As crimes against women continue to rise in India, some entrepreneurial college students have unveiled rape deterrent clothing and footwear including anti-rape jeans, underwear and sandals. Two such designs were unveiled on Friday in the state of Uttar Pradesh (UP). One is a pair of sandals that is rigged to deliver a strong jolt of electric shock to any potential perpetrator, while the other is a pair of jeans that comes armed with an inbuilt button that can be triggered for help.
Computer science majors, Shalini Yadav and Rijul Pandey, both students at an engineering college in the city of Varanasi in UP, designed the zapping sandals. The shoes are able to shock any transgressors, while simultaneously sending an alert from the wearer’s cell phone to specified contacts.
Anjali Srivastava and Diksha Pathak, students at the same university, developed an electronic GPS unit, which can be sewn in to clothes, especially jeans. The device allows friends and family to pinpoint the location of the wearer, if they were to receive a signal for help through a preset text alert.
While such security measures might appear extreme, Indian women have been facing not just a rising crime rate but also increasing degrees of violence by perpetrators. The horrific 2012 gang rape and murder of a young physiotherapy intern in a moving bus in New Delhi is a shocking example that shook the world. Not only did the six men brutally beat and rape the young woman, they violated her with an iron rod and ripped out her intestines, severely damaging her abdomen and genitals. The rapists threw her and her accompanying male friend, both naked and semi-conscious out of the moving bus, and then tried to run them over. The male friend, who had been badly beaten and tied up, managed to pull them to safety. The inhumanity of the attack resulted in mass protests across the country and the institution of stronger laws against rape, and yet it appears to have done little to stem the tide of violence against women. Reports of gang rapes, acid attacks, kidnappings, and murder continue to pour in at an alarming rate.
For instance, the state of UP has seen a recent spike in such crimes, from the gang rape and lynching of two teenage cousins, to the immolation of an eight-year-old girl by two men who had a history of molesting her. The UP government has reported an 80 percent rise in the number of crimes against women in the last three years, with 736 rapes complaints being registered between January and March of this year.
However, these security-based alterations are not just being designed in the state of UP. Manisha Mohan, who is currently pursuing an undergraduate degree in automobile engineering at Chennai’s SRM University, has designed anti-rape lingerie with two fellow students, Niladri Basu and Rimpi Tripathi.
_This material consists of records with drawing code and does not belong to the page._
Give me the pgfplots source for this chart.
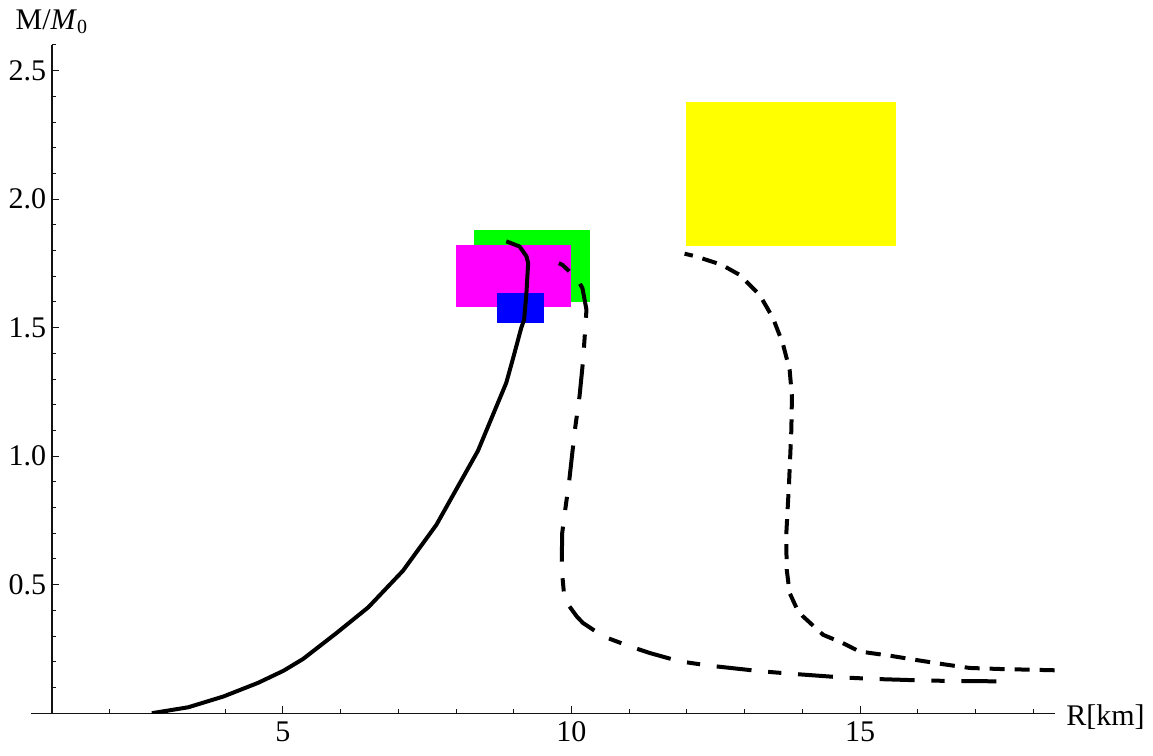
\documentclass[border=0pt]{standalone}
\usepackage{fontspec}
\setmainfont{Liberation Serif}
\usepackage{pgfplots}
\pgfplotsset{compat=1.18}
\definecolor{boxgreen}{RGB}{0,255,0}
\definecolor{boxmagenta}{RGB}{255,0,255}
\definecolor{boxblue}{RGB}{0,0,255}
\definecolor{boxyellow}{RGB}{255,255,0}

\begin{document}
\begin{tikzpicture}
\begin{axis}[
    scale only axis,
    width=401.2pt, height=267.4pt,
    xmin=1, xmax=18.37, ymin=0, ymax=2.6,
    axis lines=left,
    axis line style={-, line width=0.5pt, gray!15!black},
    x axis line style={shorten <=-8.4pt},
    tick align=inside,
    tick style={line width=0.4pt, gray!15!black},
    major tick length=2.8pt, minor tick length=1.6pt,
    xtick={5,10,15},
    minor xtick={2,3,4,6,7,8,9,11,12,13,14,16,17,18},
    ytick={0.5,1,1.5,2,2.5},
    minor ytick={0.1,0.2,...,2.6},
    /pgf/number format/assume math mode=true,
    tick label style={font=\fontsize{12}{14}\selectfont},
    yticklabel style={xshift=1.2pt, /pgf/number format/.cd, fixed, fixed zerofill, precision=1},
    every axis x label/.style={at={(rel axis cs:1,0)}, anchor=west, xshift=1.2pt, yshift=-1.5pt},
    every axis y label/.style={at={(rel axis cs:0,1)}, anchor=south, yshift=0.8pt},
    label style={font=\fontsize{12}{14}\selectfont},
    xlabel={R[km]},
    ylabel={M/\textit{M}\textsubscript{0}},
]
% observational boxes
\addplot [fill=boxgreen, draw=none] coordinates {(8.31,1.598) (10.32,1.598) (10.32,1.881) (8.31,1.881)};
\addplot [fill=boxmagenta, draw=none] coordinates {(8.00,1.579) (10.00,1.579) (10.00,1.820) (8.00,1.820)};
\addplot [fill=boxblue, draw=none] coordinates {(8.71,1.517) (9.52,1.517) (9.52,1.636) (8.71,1.636)};
\addplot [fill=boxyellow, draw=none] coordinates {(11.99,1.816) (15.615,1.816) (15.615,2.379) (11.99,2.379)};

% solid curve
\addplot [black, line width=1.6pt, line join=round] coordinates {
    (2.73,0.0) (3.36,0.023) (3.97,0.065) (4.57,0.118) (5.01,0.165)
    (5.35,0.211) (5.93,0.312) (6.48,0.412) (7.08,0.554) (7.66,0.733)
    (8.38,1.021) (8.87,1.285) (8.99,1.382) (9.13,1.499) (9.18,1.531)
    (9.22,1.635) (9.25,1.752) (9.22,1.778) (9.10,1.816) (8.87,1.836)
};

% long-short dashed curve
\addplot [black, line width=1.6pt, line join=round,
    dash pattern=on 14pt off 6.7pt on 5.3pt off 6.7pt] coordinates {
    (17.36,0.124) (16.43,0.126) (15.86,0.129) (15.28,0.133) (14.70,0.139)
    (13.84,0.153) (13.29,0.163) (12.39,0.185) (11.87,0.202) (11.36,0.234)
    (11.01,0.260) (10.55,0.299) (10.20,0.351) (10.09,0.377) (9.88,0.442)
    (9.83,0.565) (9.84,0.701) (9.88,0.772) (9.96,0.902) (10.06,1.103)
    (10.14,1.233) (10.20,1.369) (10.24,1.499) (10.26,1.570) (10.19,1.654)
    (10.09,1.693) (9.84,1.745) (9.64,1.765)
};

% dashed curve
\addplot [black, line width=1.6pt, line join=round,
    dash pattern=on 6pt off 4pt] coordinates {
    (18.37,0.167) (17.42,0.172) (16.90,0.176) (16.49,0.189) (16.03,0.205)
    (15.51,0.224) (14.99,0.240) (14.70,0.273) (14.36,0.305) (14.01,0.377)
    (13.90,0.409) (13.78,0.468) (13.73,0.558) (13.72,0.688) (13.77,0.896)
    (13.81,1.103) (13.82,1.233) (13.78,1.336) (13.66,1.440) (13.49,1.538)
    (13.26,1.628) (12.91,1.706) (12.60,1.745) (12.16,1.777) (11.96,1.788)
};
\end{axis}
\path (current axis.south west) ++(-20.8pt,-17pt)
      (current axis.south west) ++(440.4pt,285.4pt);
\end{tikzpicture}
\end{document}
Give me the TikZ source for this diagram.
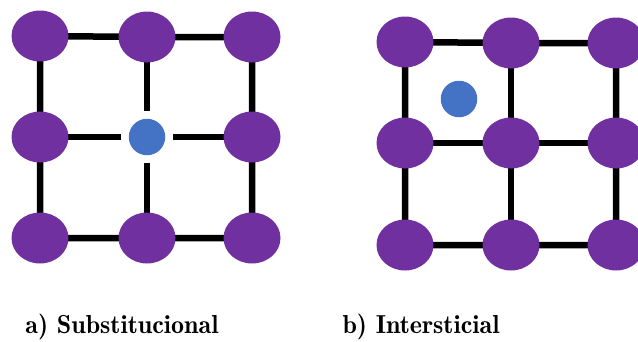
\documentclass[tikz,border=0pt]{standalone}
\usetikzlibrary{shapes.geometric,backgrounds}
\definecolor{atom}{RGB}{112,48,160}
\definecolor{imp}{RGB}{68,114,196}
\begin{document}
\begin{tikzpicture}[x=1pt,y=-1pt,
  atomnode/.style={ellipse,fill=atom,minimum width=57pt,minimum height=51pt,inner sep=0pt},
  impnode/.style={circle,fill=imp,minimum size=36.5pt,inner sep=0pt},
  bond/.style={line width=6.5pt,black},
  gapbond/.style={bond,shorten >=8pt},
  lbl/.style={inner sep=0pt,anchor=base}]
\useasboundingbox (0,0) rectangle (638,341);
% left lattice
\node[atomnode] (a11) at (40,36) {};
\node[atomnode] (a12) at (147,37) {};
\node[atomnode] (a13) at (252,37) {};
\node[atomnode] (a21) at (40,137) {};
\node[impnode]  (ai)  at (147,137) {};
\node[atomnode] (a23) at (252,137) {};
\node[atomnode] (a31) at (40,238) {};
\node[atomnode] (a32) at (147,238) {};
\node[atomnode] (a33) at (252,238) {};
% right lattice
\node[atomnode] (b11) at (405,42) {};
\node[atomnode] (b12) at (511,43) {};
\node[atomnode] (b13) at (616,43) {};
\node[atomnode] (b21) at (405,143) {};
\node[atomnode] (b22) at (511,143) {};
\node[atomnode] (b23) at (616,143) {};
\node[atomnode] (b31) at (405,245) {};
\node[atomnode] (b32) at (511,245) {};
\node[atomnode] (b33) at (616,245) {};
\node[impnode]  (bi)  at (459,99) {};
\begin{scope}[on background layer]
  \draw[bond] (a11.center) -- (a12.center) -- (a13.center) -- (a23.center) -- (a33.center) -- (a32.center) -- (a31.center) -- (a21.center) -- cycle;
  \draw[gapbond] (a21.center) -- (ai);
  \draw[gapbond] (a23.center) -- (ai);
  \draw[gapbond] (a12.center) -- (ai);
  \draw[gapbond] (a32.center) -- (ai);
  \draw[bond] (b11.center) -- (b12.center) -- (b13.center) -- (b23.center) -- (b33.center) -- (b32.center) -- (b31.center) -- (b21.center) -- cycle;
  \draw[bond] (b12.center) -- (b22.center) -- (b32.center);
  \draw[bond] (b21.center) -- (b22.center) -- (b23.center);
\end{scope}
\node[lbl] (la) at (122,333) {\fontsize{26}{26}\fontseries{b}\selectfont a) Substitucional};
\node[lbl] (lb) at (421,333) {\fontsize{26}{26}\fontseries{b}\selectfont b) Intersticial};
\end{tikzpicture}
\end{document}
Chennai is a city in South India. Called SHE (Society Harnessing Equipment), the high-voltage undergarment is fitted with a pressure sensor connected to an electric circuit. When triggered, the undergarment shocks the rapist while sending a message with the victim’s location to designated people and the local police. According to Mohan, the trigger device is sheathed in a protective fabric, which insulates the wearer.
The innovative young women who have unveiled the rape deterrent clothing in India want to provide security options to those who want more than just pepper spray for protection.
Mohan, the 21-year-old developer of the bra that shocks said that she was jarred by the Delhi gang rape and felt it was her “moral responsibility” to do something to prevent such traumatic crimes.
While the youth of the country are making news for seeking solutions that can help deter crimes against women, politicians and lawmakers in India continue to make one gender-based gaffe after another. For instance, Home Minister Babulal Gaur of the state of Madhya Pradesh described rape as a social crime, which is “sometimes it’s right, sometimes it’s wrong.”
In a much-criticized speech given in April by Mulayam Singh Yadav, the former chief minister of UP asked whether rape cases should lead to hanging. According to Yadav, “Boys are boys, they make mistakes.”
Anita Shukla, a scientist at the Rajmata Vijayaraje Scindia Krishi Vishwa Vidyalaya when asked about the brutal 2012 Delhi gang rape, said that when a group of men plan to rape, there was nothing a woman can do to stop it. She said, “The victim should save herself for bringing the perpetrators to book … Had the girl simply surrendered (and not resisted) when surrounded by six men, she would not have lost her intestine. Why was she out with her boyfriend at 10 pm?”
A 2013 statement released by the Islamic organization, Jamaat-E-Islami Hind called for the abolishment of coeducational facilities and demanded that women-only academic institutions be established that “prescribe sober and dignified dress for girls.”
The various remarks and observations have been received with much outrage and shock in India. However, many scholars and activists point out that such statements are evidence of the chauvinistic attitudes faced by Indian women in their public, private and professional spaces. As India grapples with gendered crimes, archaic and sometimes-misogynistic biases and expectations, and the hurdles against implementation of laws, young entrepreneurs are rushing to find other solutions, including the unveiling of rape deterrent clothing for women.